An index to improve a single query is fine, if that query is run frequently enough.

I don't think using the object cache is a good enough reason to not do this - do that many sites really have a persistent cache? Similarly, I think these indexes would be more helpful on self-hosted sites than they would be harmful on WP.com.

I'm not following why we'd do one but not the other - both queries are run every time get_lastpostmodified() is called.

Finally, nobody likes long read locks. :)

I didn't catch that get_lastpostmodified() also calls get_lastpostdate(), triggering the other query. Lame.

Here's the thing. I don't know why. get_lastpostdate() wants to know the newest published post. Since it's published, it can't be in the future. get_lastpostmodified() wants to know the latest modified date. There is never going to be a situation that I can think of (aside from manually messing around with the values) where the latest post_modified date in a table is going to be less than the latest post_date in a table.

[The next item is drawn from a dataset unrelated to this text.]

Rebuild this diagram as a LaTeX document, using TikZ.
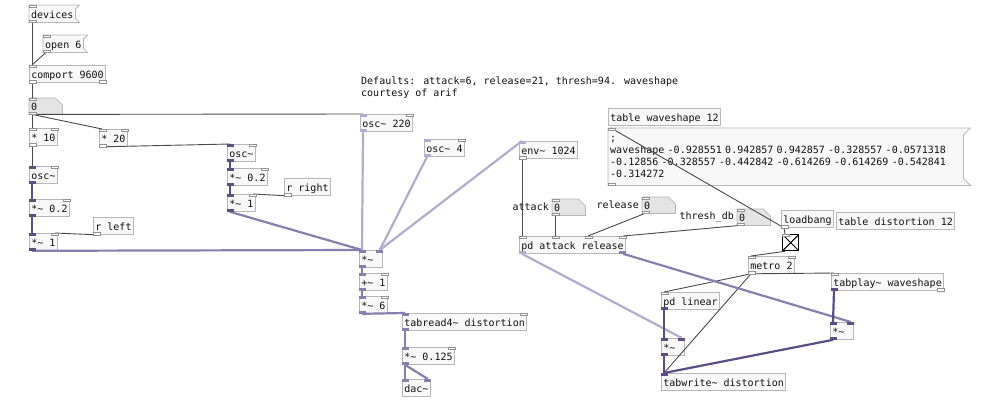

I think we can just axe the call to get_lastpostdate() from get_lastpostmodified() for the same amount of functionality.

This compare-modified-and-last-post-date thing was introduced, no joke, in [908]. Probably time it got challenged.

  • Keywords 3.6-early added
  • Milestone changed from 3.5 to Future Release

The great majority of the time these functions are called are within a feed context, and in fact, they're called multiple times there. Once, in the WP::send_headers() then once for the feed generation. I'm not sure if this query is caching within WP or mysql at all and thus whether the second call is significant, but I would expect it is significant.

I'm looking to remove the first call, and set the headers later in #22742. If there are hesitations to adding the index, then perhaps reducing the query by 1/2 would be another way to deal with this issue. (Although, without a full investigation, I like the index).

Note: See TracTickets for help on using tickets.